The customer-avoidance tool known as IVR (interactive voice response) really baffles me.  Not me actually navigating through one of the v-hells (although that frequently does baffle me, also); but why anyone would ever implement it.  The theory is (I guess) that you save money in the long run by not having to pay a human to answer your phones.  You can replace him with a machine that forces the caller to figure what what you’ve got available and try and match that up with what they are looking for.

Put aside for the moment that it often pisses people off when they can’t talk to a real person.  Leave alone that the tortuous paths that the caller is sent down rarely get them to what they want on the first try, if ever.  Don’t even consider the net loss of productivity to society (sure, you save part of one receptionist’s day, but at the cost of 10 minutes of wasted time for every one of the hundreds of people who encounter your “interface.”)  [Note the irony of that term when one of the “faces” is a PC hooked to a PBX in a comm closet.]  

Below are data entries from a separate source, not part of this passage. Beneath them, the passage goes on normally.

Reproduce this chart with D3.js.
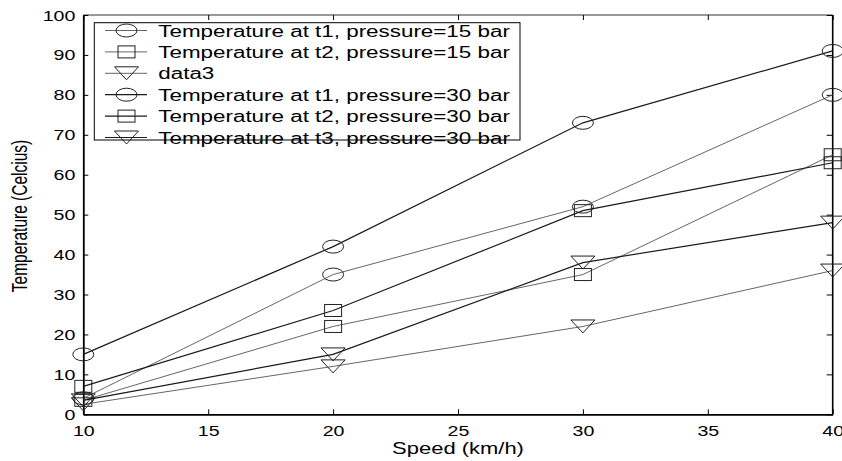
<!DOCTYPE html>
<html><head><meta charset="utf-8">
<script src="https://cdn.jsdelivr.net/npm/d3@7"></script>
<style>body{margin:0;background:#fff;} svg{display:block;font-family:"Liberation Sans",Arial,sans-serif;}</style>
</head><body>
<svg id="c" width="842" height="461"></svg>
<script>
const speeds = [10, 20, 30, 40];
const t1p15 = [4, 35, 52, 80];
const t2p15 = [3.5, 22, 35, 65];
const data3 = [2.5, 12, 22, 36];
const t1p30 = [15, 42, 73, 91];
const t2p30 = [7, 26, 51, 63];
const t3p30 = [3.5, 15, 38, 48];
const seriesNames = ["Temperature at t1, pressure=15 bar","Temperature at t2, pressure=15 bar","data3",
  "Temperature at t1, pressure=30 bar","Temperature at t2, pressure=30 bar","Temperature at t3, pressure=30 bar"];
const seriesVals = [t1p15, t2p15, data3, t1p30, t2p30, t3p30];
const seriesMarker = ["circle","square","triangle","circle","square","triangle"];
const xTicks = [10,15,20,25,30,35,40];
const yTicks = [0,10,20,30,40,50,60,70,80,90,100];

const SX = 1.4;
const svg = d3.select("#c");
const L = 83.3, R = 832.7, T = 15, B = 414.3;
const x = d3.scaleLinear().domain([10,40]).range([L,R]);
const y = d3.scaleLinear().domain([0,100]).range([B,T]);

function stext(g, px, py, str, size, anchor, rot) {
  return g.append("text")
    .attr("transform", `translate(${px},${py}) scale(${SX},1)` + (rot ? ` rotate(${rot})` : ""))
    .attr("text-anchor", anchor).attr("font-size", size).attr("fill", "#000").text(str);
}

// frame
svg.append("line").attr("x1",L).attr("x2",R).attr("y1",T).attr("y2",T).attr("stroke","#333").attr("stroke-width",1);
svg.append("line").attr("x1",R).attr("x2",R).attr("y1",T).attr("y2",B).attr("stroke","#000").attr("stroke-width",1.6);

// axes
const xa = svg.append("g").attr("transform",`translate(0,${B})`)
  .call(d3.axisBottom(x).tickValues(xTicks).tickSizeInner(-5).tickSizeOuter(0).tickPadding(0));
xa.select(".domain").attr("stroke","#000").attr("stroke-width",1.8);
xa.selectAll(".tick line").attr("stroke","#000");
xa.selectAll(".tick text").remove();
xa.selectAll(".tick").each(function(d){ stext(d3.select(this), 0, 21.5, d, 14, "middle"); });

const xTop = svg.append("g").attr("transform",`translate(0,${T})`)
  .call(d3.axisTop(x).tickValues(xTicks).tickSizeInner(-5).tickSizeOuter(0).tickFormat(""));
xTop.select(".domain").remove();
xTop.selectAll(".tick line").attr("stroke","#000");

const ya = svg.append("g").attr("transform",`translate(${L},0)`)
  .call(d3.axisLeft(y).tickValues(yTicks).tickSizeInner(-5).tickSizeOuter(0).tickPadding(0));
ya.select(".domain").attr("stroke","#000").attr("stroke-width",1.8);
ya.selectAll(".tick line").attr("stroke","#000");
ya.selectAll(".tick text").remove();
ya.selectAll(".tick").each(function(d){ stext(d3.select(this), -8, 5, d, 14, "end"); });

const yR = svg.append("g").attr("transform",`translate(${R},0)`)
  .call(d3.axisRight(y).tickValues(yTicks).tickSizeInner(-6).tickSizeOuter(0).tickFormat(""));
yR.select(".domain").remove();
yR.selectAll(".tick line").attr("stroke","#000");

// axis labels
stext(svg, (L+R)/2, 454, "Speed (km/h)", 15.7, "middle");
stext(svg, 26.5, 216, "Temperature (Celcius)", 15.5, "middle", -90);

function drawMarker(g, type, cx, cy, col) {
  if (type === "circle") {
    g.append("ellipse").attr("cx",cx).attr("cy",cy).attr("rx",10.5).attr("ry",6.5)
      .attr("fill","none").attr("stroke",col).attr("stroke-width",1);
  } else if (type === "square") {
    g.append("rect").attr("x",cx-8.5).attr("y",cy-6).attr("width",17).attr("height",12)
      .attr("fill","none").attr("stroke",col).attr("stroke-width",1);
  } else {
    g.append("path").attr("d",`M${cx-12},${cy-6.5}L${cx+12},${cy-6.5}L${cx},${cy+6.5}Z`)
      .attr("fill","none").attr("stroke",col).attr("stroke-width",1);
  }
}

const line = d3.line().x((d,i)=>x(speeds[i])).y(d=>y(d));
const lineCol = (i) => i < 3 ? "#555" : "#1a1a1a";
const lineW = (i) => i < 3 ? 0.9 : 1.2;
const plot = svg.append("g");
seriesVals.forEach((vals, si) => {
  plot.append("path").attr("d", line(vals)).attr("fill","none")
    .attr("stroke", lineCol(si)).attr("stroke-width", lineW(si));
  vals.forEach((v, i) => drawMarker(plot, seriesMarker[si], x(speeds[i]), y(v), "#222"));
});

// legend
const lg = svg.append("g");
lg.append("rect").attr("x",94.3).attr("y",22.7).attr("width",425.7).attr("height",117.3)
  .attr("fill","#fff").attr("stroke","#000").attr("stroke-width",1);
seriesNames.forEach((name, i) => {
  const by = 36.5 + i*21.4;
  const my = by - 6;
  lg.append("line").attr("x1",105).attr("x2",147).attr("y1",my).attr("y2",my)
    .attr("stroke", lineCol(i)).attr("stroke-width", lineW(i));
  drawMarker(lg, seriesMarker[i], 126.5, my, "#222");
  stext(lg, 158.3, by, name, 16, "start");
});
</script>
</body></html>
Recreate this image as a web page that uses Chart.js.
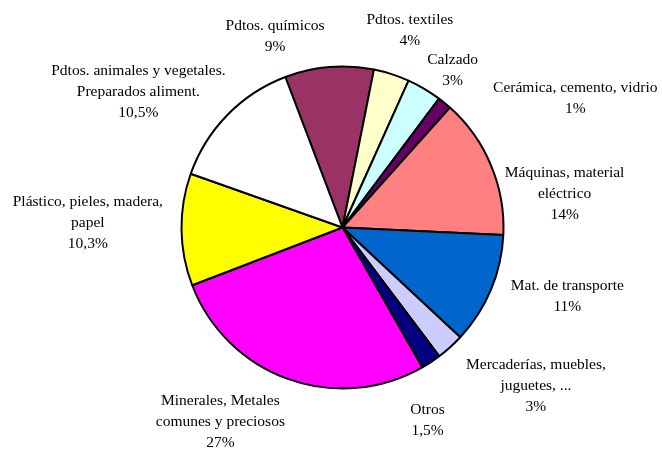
<!DOCTYPE html>
<html>
<head>
<meta charset="utf-8">
<script src="https://cdn.jsdelivr.net/npm/chart.js@4.4.0/dist/chart.umd.min.js"></script>
<style>
    body { margin: 0; background: #ffffff; }
    canvas { display: block; }
</style>
</head>
<body>
<canvas id="myChart" width="662" height="450"></canvas>
<script>
// categorias (en sentido horario, empezando por Pdtos. químicos)
const categories = [
    "Pdtos. químicos",
    "Pdtos. textiles",
    "Calzado",
    "Cerámica, cemento, vidrio",
    "Máquinas, material eléctrico",
    "Mat. de transporte",
    "Mercaderías, muebles, juguetes, ...",
    "Otros",
    "Minerales, Metales comunes y preciosos",
    "Plástico, pieles, madera, papel",
    "Pdtos. animales y vegetales. Preparados aliment.",
]

// tamaño de cada porción
const sliceValues = [8.9, 3.6, 3.5, 1.4, 14.1, 11.2, 2.8, 2.0, 27.4, 11.25, 13.8]

// textos de las etiquetas tal como aparecen
const labelLines = [
    ["Pdtos. químicos", "9%"],
    ["Pdtos. textiles", "4%"],
    ["Calzado", "3%"],
    ["Cerámica, cemento, vidrio", "1%"],
    ["Máquinas, material", "eléctrico", "14%"],
    ["Mat. de transporte", "11%"],
    ["Mercaderías, muebles,", "juguetes, ...", "3%"],
    ["Otros", "1,5%"],
    ["Minerales, Metales", "comunes y preciosos", "27%"],
    ["Plástico, pieles, madera,", "papel", "10,3%"],
    ["Pdtos. animales y vegetales.", "Preparados aliment.", "10,5%"],
]

const sliceColors = [
    "#993366", "#FFFFCC", "#CCFFFF", "#660066", "#FF8080", "#0066CC",
    "#CCCCFF", "#000080", "#FF00FF", "#FFFF00", "#FFFFFF",
]

// posicion de cada etiqueta respecto al centro, en radios
const labelOffsets = [
    [-0.416, -1.188], [0.416, -1.224], [0.680, -0.977], [1.437, -0.800],
    [1.371, -0.213], [1.388, 0.422], [1.194, 0.972], [0.525, 1.186],
    [-0.754, 1.196], [-1.572, -0.036], [-1.260, -0.844],
]

const pieLabels = {
    id: "pieLabels",
    afterDatasetsDraw(chart) {
        const ctx = chart.ctx
        const arc = chart.getDatasetMeta(0).data[0]
        const r = arc.outerRadius + 1
        ctx.save()
        ctx.font = "15.5px 'Liberation Serif', 'Times New Roman', serif"
        ctx.fillStyle = "#000000"
        ctx.textAlign = "center"
        ctx.textBaseline = "alphabetic"
        labelLines.forEach((lines, i) => {
            const cx = arc.x + labelOffsets[i][0] * r
            const cy = arc.y + labelOffsets[i][1] * r
            lines.forEach((line, j) => {
                const y = cy + (j - (lines.length - 1) / 2) * 21 + 5
                ctx.fillText(line, cx, y)
            })
        })
        ctx.restore()
    },
}

const canvasChart = document.getElementById("myChart").getContext("2d")

const myChart = new Chart(canvasChart, {
    type: "pie",
    data: {
        labels: categories,
        datasets: [
            {
                data: sliceValues,
                backgroundColor: sliceColors,
                borderColor: "#000000",
                borderWidth: 2,
            },
        ],
    },
    options: {
        responsive: false,
        animation: false,
        rotation: -20.8,
        radius: 161,
        layout: {
            padding: { left: 103, right: 80, top: 57, bottom: 52 },
        },
        plugins: {
            legend: { display: false },
            tooltip: { enabled: false },
        },
    },
    plugins: [pieLabels],
})
</script>
</body>
</html>
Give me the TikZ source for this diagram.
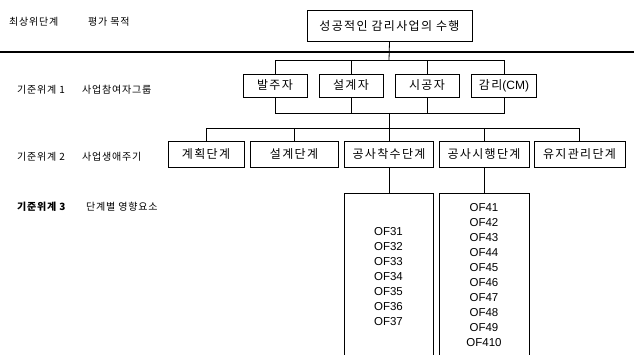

No, the real reason it’s dumb, is that you are losing the golden opportunity to talk  to customers and prospects!  You spend a significant portion of your expense line on marketing to people so they will do what?  RESPOND.  Well, that’s what they’re doing!  Even someone calling with a complaint is an opportunity to turn them around or at least learn from your mistake.

The tragedy is that the call really is very important; it’s just not being treated that way.